I see her on the street pretty frequently. She is a Jehovah's Witness, and I know this because she always has copies of "Watchtower" and "Awake!", in myriad languages, pressed to her chest, titles facing out. When the weather was nicer, I would see her every day when I took Boo

for his morning pee walk. She'd sit on the benches lining Morningside Park and offer me salvation rags and the same infuriating greeting: "Ni hao!"

(A little known fact is that for a decade of my life, I was part of this little cadre of zealous worshippers, before I read about the Enlightenment and decided that reason and science triumphed over the pocket-sized Gideon's Bible from which I read aloud incomprehensible lines every night until I was ten or eleven years old. I learned to read by listening to all fifteen hours of "My Book of Bible Stories" on tape; I learned to draw by copying pictures out of the same book; I scratched my head at the masturbation section of "Young People Ask," which addressed an issue that was still several levels of perversion away from what my young mind could fathom. I took great pride in my perfect prayer record. I absorbed the eschatological fantasies of my belief, and kept a shoebox under my bed filled with bandaids and hydrogen peroxide, ostensibly for an earthquake emergency but really, because I knew the end was near.)

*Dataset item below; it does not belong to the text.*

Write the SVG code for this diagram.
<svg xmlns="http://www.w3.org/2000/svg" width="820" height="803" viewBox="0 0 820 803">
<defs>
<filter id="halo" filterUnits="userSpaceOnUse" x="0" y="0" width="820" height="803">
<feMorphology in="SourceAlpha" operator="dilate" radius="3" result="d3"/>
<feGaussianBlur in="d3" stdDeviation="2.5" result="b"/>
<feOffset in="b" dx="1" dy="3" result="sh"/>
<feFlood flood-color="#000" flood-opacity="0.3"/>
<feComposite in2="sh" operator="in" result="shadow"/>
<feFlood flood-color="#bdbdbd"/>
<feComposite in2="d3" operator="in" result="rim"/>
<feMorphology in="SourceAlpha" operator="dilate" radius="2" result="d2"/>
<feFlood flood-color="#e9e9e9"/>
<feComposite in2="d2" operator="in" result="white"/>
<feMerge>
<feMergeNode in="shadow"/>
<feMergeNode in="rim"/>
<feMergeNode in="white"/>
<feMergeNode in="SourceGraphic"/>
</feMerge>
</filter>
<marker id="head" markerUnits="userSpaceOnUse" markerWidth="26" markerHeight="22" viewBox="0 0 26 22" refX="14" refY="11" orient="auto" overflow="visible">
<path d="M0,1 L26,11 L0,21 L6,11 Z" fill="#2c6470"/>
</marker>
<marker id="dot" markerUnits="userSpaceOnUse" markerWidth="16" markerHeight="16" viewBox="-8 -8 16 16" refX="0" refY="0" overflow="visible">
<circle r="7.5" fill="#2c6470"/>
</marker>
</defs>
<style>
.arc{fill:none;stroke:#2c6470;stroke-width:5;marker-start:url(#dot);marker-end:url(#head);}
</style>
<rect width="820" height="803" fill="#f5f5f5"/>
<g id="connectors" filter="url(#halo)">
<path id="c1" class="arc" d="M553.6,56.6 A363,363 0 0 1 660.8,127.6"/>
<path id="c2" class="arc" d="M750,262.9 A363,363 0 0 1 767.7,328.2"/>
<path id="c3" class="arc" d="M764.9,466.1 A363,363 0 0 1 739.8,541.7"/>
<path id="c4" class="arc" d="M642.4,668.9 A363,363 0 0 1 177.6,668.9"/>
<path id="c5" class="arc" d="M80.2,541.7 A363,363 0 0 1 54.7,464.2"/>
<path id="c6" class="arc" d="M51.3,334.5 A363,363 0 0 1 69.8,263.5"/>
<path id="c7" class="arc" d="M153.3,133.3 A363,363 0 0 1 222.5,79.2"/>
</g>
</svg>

That's a long digression from the story, though.

Anyway, this morning as I walked to the 2/3 train, she was walking out of a building and our paths crossed. And again, she said, "Ni hao!"

It's a friendly and well-meaning but ultimately really fucking annoying way to say hello to somebody that you presume is Chinese. I understand that she is motivated by goodwill, so I don't hold this against her. I remember the weirdly racist goodwill gestures that my dad used to pull: once he hired two Mexican men to paint our house, and he brought them a stereo and tuned the dial to the Spanish channel. Every day when my dad left these two men would retune the dial to 106.1 KMEL, today's hip hop and R&B, and every morning my dad would retune it to the Spanish channel. He also insisted on buying these guys burritos.

So this morning I said, "Please don't say that to me!"

And we had a polite little conversation. She said, Well, there are some sisters down on Bleecker Street who taught me a little Chinese. There are Chinese sisters!

And I said, I know, I used to be one of them!

And she said, Why are you not anymore?

And I said, I'm gay! I can't belong to a church that won't respect who I am!

And she said, Well, I understand that!

Well, I know how hard you work. Keep up your good work!

Well, you have a nice day!

Well, you have a nice day!

Well!

(cold handshakes, names exchanged, smiles widened)

It was a pleasant exchange. I want to say that it really made me feel heartened about the possiblity of reaching out to folks, to religious folks especially. It kind of did. It also kind of didn't, because I had this conversation, almost verbatim, with the same woman in August. Oh well.

At least she didn't call me a cunt and spit her testosterone-flavored saliva on the ground by my feet (a more sordid, but equally true, crazy-person-attacks-me-in-NYC story).